The Killing form $\kappa$ is the trace form of the adjoint representation of $\mathfrak{g}$.
The radical of the Killing form on $\mathfrak{g}$ is $\mathfrak{g}^\perp = \{x \in \mathfrak{g} : \kappa(x,y) = 0, \forall y \in \mathfrak{g} \}.$
Clearly it is true that $\mathfrak{g}^\perp \subset R(\mathfrak{g})$, as by the invariance of the Klling form $\mathfrak{g}^\perp$ is an ideal, and so restricting $\kappa$ to $\mathfrak{g}^\perp$ we find that $\kappa$ is trivial and so $\mathfrak{g}^\perp$ is solvable by Cartan's criterion.
I thought I had proved also $R(g) \subset \mathfrak{g}^\perp$ but this does not appear to be true.
Where does it appear that I am making an error in the below attempted proof?
Since $ \mathfrak{g}^\perp$ ideal by invariance, consider $\mathfrak{g} / \mathfrak{g}^\perp$. Since $\mathfrak{g} / \mathfrak{g}^\perp$ has non-degenerate Killing form (as we have quotiented by its kernel), by the Cartan criterion $\mathfrak{g} / \mathfrak{g}^\perp$ is semisimple, and so $R(\mathfrak{g}) \subset \mathfrak{g}^\perp$.
Like I mentioned in my comment, the Killing form of the quotient Lie algebra $\mathfrak{g}/\mathfrak{g}^\perp$ does not necessarily equal the reduction of the Killing form of $\mathfrak{g}$ to $\mathfrak{g}/\mathfrak{g}^\perp$.

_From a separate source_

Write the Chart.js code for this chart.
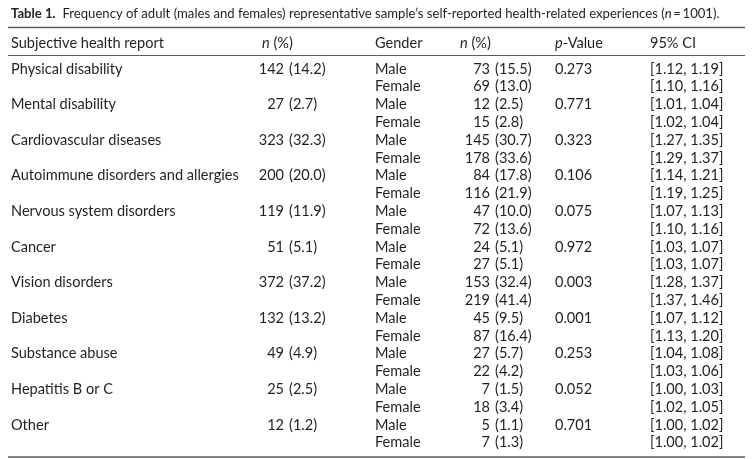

Elaborating: As mentioned in the comment of Torsten Schoeneberger here, a good example is a 3-dimensional Lie algebra so that the corresponding Killing form has a two-dimensional radical like here (whenever $\lambda^2 \neq -1$). The Lie algebra $\mathfrak{g}/\mathfrak{g}^\perp$ must be one-dimensional, thus abelian, thus the canonical Killing form on $\mathfrak{g}/\mathfrak{g}^\perp$ vanishes. However, the reduction of the Killing form of $\mathfrak{g}$ does not vanish on the one-dimensional quotient, as we constructed it to be non-degenerate.